### Your instructions
Can you output the material exactly as written, minus any pictures it holds?

────────

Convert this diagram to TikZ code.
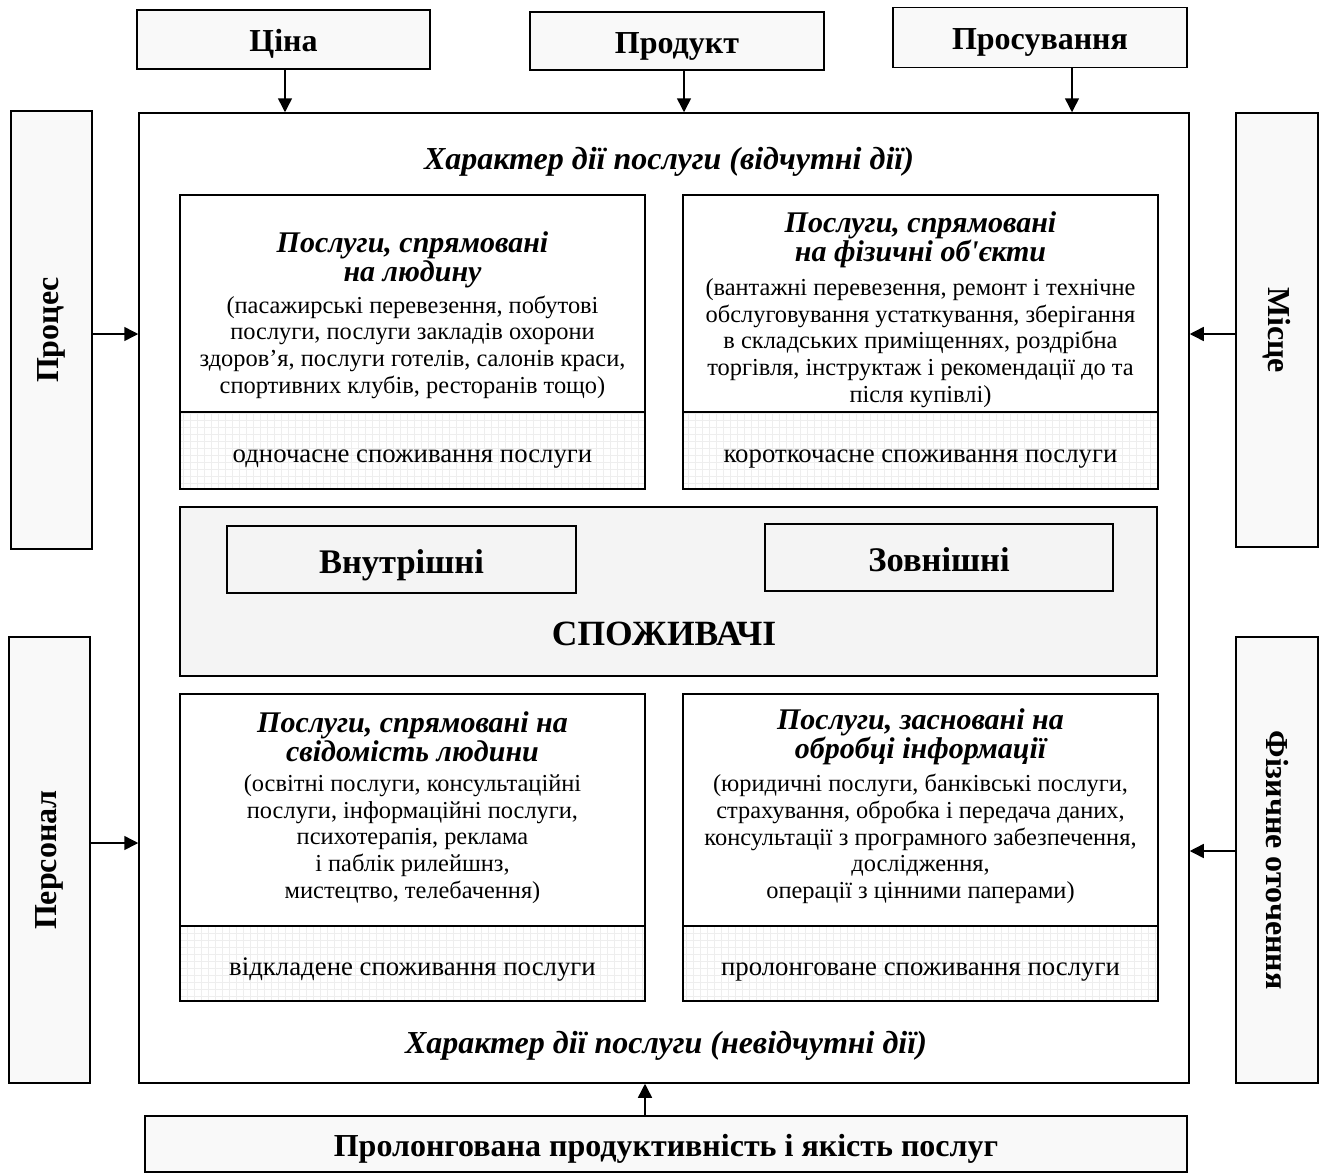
\documentclass[tikz,border=0pt]{standalone}
\usepackage{fontspec}
\setmainfont{Liberation Serif}
\usetikzlibrary{arrows.meta}
\definecolor{labfill}{HTML}{F9F9F9}
\definecolor{consfill}{HTML}{F4F4F4}
\definecolor{gridc}{HTML}{EEEEEE}
\tikzset{
  bx/.style={draw=black, line width=1.5pt, rectangle, inner sep=0pt},
  labbox/.style={bx, fill=labfill, font=\fontsize{32}{34}\selectfont\bfseries, text height=24pt, text depth=0pt},
  sidebox/.style={bx, fill=labfill, font=\fontsize{32}{34}\selectfont\bfseries},
  consbox/.style={bx, fill=consfill},
  inbox/.style={bx, fill=consfill, font=\fontsize{34.5}{36}\selectfont\bfseries, text height=27pt, text depth=0pt},
  upbox/.style={bx, fill=white},
  lowbox/.style={bx, fill=white, font=\fontsize{26.8}{29}\selectfont, text height=23pt, text depth=0pt,
    path picture={\draw[gridc, line width=0.5pt, step=7pt]
      (path picture bounding box.south west) grid (path picture bounding box.north east);}},
  svtitle/.style={align=center, font=\fontsize{30}{28.5}\selectfont\bfseries\itshape, inner sep=0pt},
  svbody/.style={align=center, font=\fontsize{24.4}{26.7}\selectfont, inner sep=0pt},
  chartxt/.style={font=\fontsize{32}{34}\selectfont\bfseries\itshape, inner sep=0pt},
  arr/.style={line width=1.5pt, -{Triangle[length=14pt,width=14pt]}},
}
\begin{document}
\begin{tikzpicture}[x=1pt,y=-1pt]
\useasboundingbox (0,0) rectangle (1320,1173);
\fill[white] (0,0) rectangle (1320,1173);

% top labels
\node[labbox, minimum width=293pt, minimum height=59pt] (cina) at (283.5,39.5) {Ціна};
\node[labbox, minimum width=294pt, minimum height=58pt] (prod) at (677,41) {Продукт};
\node[labbox, minimum width=294pt, minimum height=60pt] (pros) at (1040,37.5) {Просування};

% main frame
\node[bx, fill=white, minimum width=1050pt, minimum height=970pt] (main) at (664,598) {};

% side labels
\node[sidebox, minimum width=81pt, minimum height=438pt] (proc) at (51.5,330) {\rotatebox{90}{Процес}};
\node[sidebox, minimum width=82pt, minimum height=434pt] (misce) at (1277,330) {\rotatebox{-90}{Місце}};
\node[sidebox, minimum width=81pt, minimum height=446pt] (pers) at (49.5,860) {\rotatebox{90}{Персонал}};
\node[sidebox, minimum width=82pt, minimum height=446pt] (fiz) at (1277,860) {\rotatebox{-90}{Фізичне оточення}};

% bottom label
\node[labbox, minimum width=1042pt, minimum height=56pt] (bot) at (666,1144) {Пролонгована продуктивність і якість послуг};

% headings inside main
\node[chartxt] (chtop) at (669,162) {Характер дії послуги (відчутні дії)};
\node[chartxt] (chbot) at (666,1046) {Характер дії послуги (невідчутні дії)};

% top-left service box
\node[upbox, minimum width=465pt, minimum height=217pt] (tlU) at (412.5,303.5) {};
\node[lowbox, minimum width=465pt, minimum height=77pt] (tlL) at (412.5,450.5) {одночасне споживання послуги};
\node[svtitle] (tlT) at (412.5,260) {Послуги, спрямовані\\на людину};
\node[svbody] (tlB) at (412.5,347) {(пасажирські перевезення, побутові\\послуги, послуги закладів охорони\\здоров’я, послуги готелів, салонів краси,\\спортивних клубів, ресторанів тощо)};

% top-right service box
\node[upbox, minimum width=475pt, minimum height=217pt] (trU) at (920.5,303.5) {};
\node[lowbox, minimum width=475pt, minimum height=77pt] (trL) at (920.5,450.5) {короткочасне споживання послуги};
\node[svtitle] (trT) at (920.5,240) {Послуги, спрямовані\\на фізичні об\textquotesingle єкти};
\node[svbody] (trB) at (920.5,343) {(вантажні перевезення, ремонт і технічне\\обслуговування устаткування, зберігання\\в складських приміщеннях, роздрібна\\торгівля, інструктаж і рекомендації до та\\після купівлі)};

% consumers
\node[consbox, minimum width=977pt, minimum height=169pt] (cons) at (668.5,591.5) {};
\node[inbox, minimum width=349pt, minimum height=67pt] (vnut) at (401.5,559.5) {Внутрішні};
\node[inbox, minimum width=348pt, minimum height=67pt] (zovn) at (939,557.5) {Зовнішні};
\node[font=\fontsize{35.5}{38}\selectfont\bfseries, inner sep=0pt] (spoz) at (664,634) {СПОЖИВАЧІ};

% bottom-left service box
\node[upbox, minimum width=465pt, minimum height=232pt] (blU) at (412.5,810) {};
\node[lowbox, minimum width=465pt, minimum height=75pt] (blL) at (412.5,963.5) {відкладене споживання послуги};
\node[svtitle] (blT) at (412.5,737) {Послуги, спрямовані на\\свідомість людини};
\node[svbody] (blB) at (412.5,839) {(освітні послуги, консультаційні\\послуги, інформаційні послуги,\\психотерапія, реклама\\і паблік рилейшнз,\\мистецтво, телебачення)};

% bottom-right service box
\node[upbox, minimum width=475pt, minimum height=232pt] (brU) at (920.5,810) {};
\node[lowbox, minimum width=475pt, minimum height=75pt] (brL) at (920.5,963.5) {пролонговане споживання послуги};
\node[svtitle] (brT) at (920.5,737) {Послуги, засновані на\\обробці інформації};
\node[svbody] (brB) at (920.5,839) {(юридичні послуги, банківські послуги,\\страхування, обробка і передача даних,\\консультації з програмного забезпечення,\\дослідження,\\операції з цінними паперами)};

% arrows
\draw[arr] ([xshift=1.5pt]cina.south) -- ([xshift=1.5pt]cina.south |- main.north);
\draw[arr] ([xshift=7pt]prod.south) -- ([xshift=7pt]prod.south |- main.north);
\draw[arr] ([xshift=32pt]pros.south) -- ([xshift=32pt]pros.south |- main.north);
\draw[arr] ([yshift=-4pt]proc.east) -- ([yshift=-4pt]proc.east -| main.west);
\draw[arr] ([yshift=-4pt]misce.west) -- ([yshift=-4pt]misce.west -| main.east);
\draw[arr] ([yshift=17pt]pers.east) -- ([yshift=17pt]pers.east -| main.west);
\draw[arr] ([yshift=9pt]fiz.west) -- ([yshift=9pt]fiz.west -| main.east);
\draw[arr] ([xshift=-21pt]bot.north) -- ([xshift=-21pt]bot.north |- main.south);
\end{tikzpicture}
\end{document}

────────

### Solution to this task
Convert this diagram to TikZ code.
\documentclass[tikz,border=0pt]{standalone}
\usepackage{fontspec}
\setmainfont{Liberation Serif}
\usetikzlibrary{arrows.meta}
\definecolor{labfill}{HTML}{F9F9F9}
\definecolor{consfill}{HTML}{F4F4F4}
\definecolor{gridc}{HTML}{EEEEEE}
\tikzset{
  bx/.style={draw=black, line width=1.5pt, rectangle, inner sep=0pt},
  labbox/.style={bx, fill=labfill, font=\fontsize{32}{34}\selectfont\bfseries, text height=24pt, text depth=0pt},
  sidebox/.style={bx, fill=labfill, font=\fontsize{32}{34}\selectfont\bfseries},
  consbox/.style={bx, fill=consfill},
  inbox/.style={bx, fill=consfill, font=\fontsize{34.5}{36}\selectfont\bfseries, text height=27pt, text depth=0pt},
  upbox/.style={bx, fill=white},
  lowbox/.style={bx, fill=white, font=\fontsize{26.8}{29}\selectfont, text height=23pt, text depth=0pt,
    path picture={\draw[gridc, line width=0.5pt, step=7pt]
      (path picture bounding box.south west) grid (path picture bounding box.north east);}},
  svtitle/.style={align=center, font=\fontsize{30}{28.5}\selectfont\bfseries\itshape, inner sep=0pt},
  svbody/.style={align=center, font=\fontsize{24.4}{26.7}\selectfont, inner sep=0pt},
  chartxt/.style={font=\fontsize{32}{34}\selectfont\bfseries\itshape, inner sep=0pt},
  arr/.style={line width=1.5pt, -{Triangle[length=14pt,width=14pt]}},
}
\begin{document}
\begin{tikzpicture}[x=1pt,y=-1pt]
\useasboundingbox (0,0) rectangle (1320,1173);
\fill[white] (0,0) rectangle (1320,1173);

% top labels
\node[labbox, minimum width=293pt, minimum height=59pt] (cina) at (283.5,39.5) {Ціна};
\node[labbox, minimum width=294pt, minimum height=58pt] (prod) at (677,41) {Продукт};
\node[labbox, minimum width=294pt, minimum height=60pt] (pros) at (1040,37.5) {Просування};

% main frame
\node[bx, fill=white, minimum width=1050pt, minimum height=970pt] (main) at (664,598) {};

% side labels
\node[sidebox, minimum width=81pt, minimum height=438pt] (proc) at (51.5,330) {\rotatebox{90}{Процес}};
\node[sidebox, minimum width=82pt, minimum height=434pt] (misce) at (1277,330) {\rotatebox{-90}{Місце}};
\node[sidebox, minimum width=81pt, minimum height=446pt] (pers) at (49.5,860) {\rotatebox{90}{Персонал}};
\node[sidebox, minimum width=82pt, minimum height=446pt] (fiz) at (1277,860) {\rotatebox{-90}{Фізичне оточення}};

% bottom label
\node[labbox, minimum width=1042pt, minimum height=56pt] (bot) at (666,1144) {Пролонгована продуктивність і якість послуг};

% headings inside main
\node[chartxt] (chtop) at (669,162) {Характер дії послуги (відчутні дії)};
\node[chartxt] (chbot) at (666,1046) {Характер дії послуги (невідчутні дії)};

% top-left service box
\node[upbox, minimum width=465pt, minimum height=217pt] (tlU) at (412.5,303.5) {};
\node[lowbox, minimum width=465pt, minimum height=77pt] (tlL) at (412.5,450.5) {одночасне споживання послуги};
\node[svtitle] (tlT) at (412.5,260) {Послуги, спрямовані\\на людину};
\node[svbody] (tlB) at (412.5,347) {(пасажирські перевезення, побутові\\послуги, послуги закладів охорони\\здоров’я, послуги готелів, салонів краси,\\спортивних клубів, ресторанів тощо)};

% top-right service box
\node[upbox, minimum width=475pt, minimum height=217pt] (trU) at (920.5,303.5) {};
\node[lowbox, minimum width=475pt, minimum height=77pt] (trL) at (920.5,450.5) {короткочасне споживання послуги};
\node[svtitle] (trT) at (920.5,240) {Послуги, спрямовані\\на фізичні об\textquotesingle єкти};
\node[svbody] (trB) at (920.5,343) {(вантажні перевезення, ремонт і технічне\\обслуговування устаткування, зберігання\\в складських приміщеннях, роздрібна\\торгівля, інструктаж і рекомендації до та\\після купівлі)};

% consumers
\node[consbox, minimum width=977pt, minimum height=169pt] (cons) at (668.5,591.5) {};
\node[inbox, minimum width=349pt, minimum height=67pt] (vnut) at (401.5,559.5) {Внутрішні};
\node[inbox, minimum width=348pt, minimum height=67pt] (zovn) at (939,557.5) {Зовнішні};
\node[font=\fontsize{35.5}{38}\selectfont\bfseries, inner sep=0pt] (spoz) at (664,634) {СПОЖИВАЧІ};

% bottom-left service box
\node[upbox, minimum width=465pt, minimum height=232pt] (blU) at (412.5,810) {};
\node[lowbox, minimum width=465pt, minimum height=75pt] (blL) at (412.5,963.5) {відкладене споживання послуги};
\node[svtitle] (blT) at (412.5,737) {Послуги, спрямовані на\\свідомість людини};
\node[svbody] (blB) at (412.5,839) {(освітні послуги, консультаційні\\послуги, інформаційні послуги,\\психотерапія, реклама\\і паблік рилейшнз,\\мистецтво, телебачення)};

% bottom-right service box
\node[upbox, minimum width=475pt, minimum height=232pt] (brU) at (920.5,810) {};
\node[lowbox, minimum width=475pt, minimum height=75pt] (brL) at (920.5,963.5) {пролонговане споживання послуги};
\node[svtitle] (brT) at (920.5,737) {Послуги, засновані на\\обробці інформації};
\node[svbody] (brB) at (920.5,839) {(юридичні послуги, банківські послуги,\\страхування, обробка і передача даних,\\консультації з програмного забезпечення,\\дослідження,\\операції з цінними паперами)};

% arrows
\draw[arr] ([xshift=1.5pt]cina.south) -- ([xshift=1.5pt]cina.south |- main.north);
\draw[arr] ([xshift=7pt]prod.south) -- ([xshift=7pt]prod.south |- main.north);
\draw[arr] ([xshift=32pt]pros.south) -- ([xshift=32pt]pros.south |- main.north);
\draw[arr] ([yshift=-4pt]proc.east) -- ([yshift=-4pt]proc.east -| main.west);
\draw[arr] ([yshift=-4pt]misce.west) -- ([yshift=-4pt]misce.west -| main.east);
\draw[arr] ([yshift=17pt]pers.east) -- ([yshift=17pt]pers.east -| main.west);
\draw[arr] ([yshift=9pt]fiz.west) -- ([yshift=9pt]fiz.west -| main.east);
\draw[arr] ([xshift=-21pt]bot.north) -- ([xshift=-21pt]bot.north |- main.south);
\end{tikzpicture}
\end{document}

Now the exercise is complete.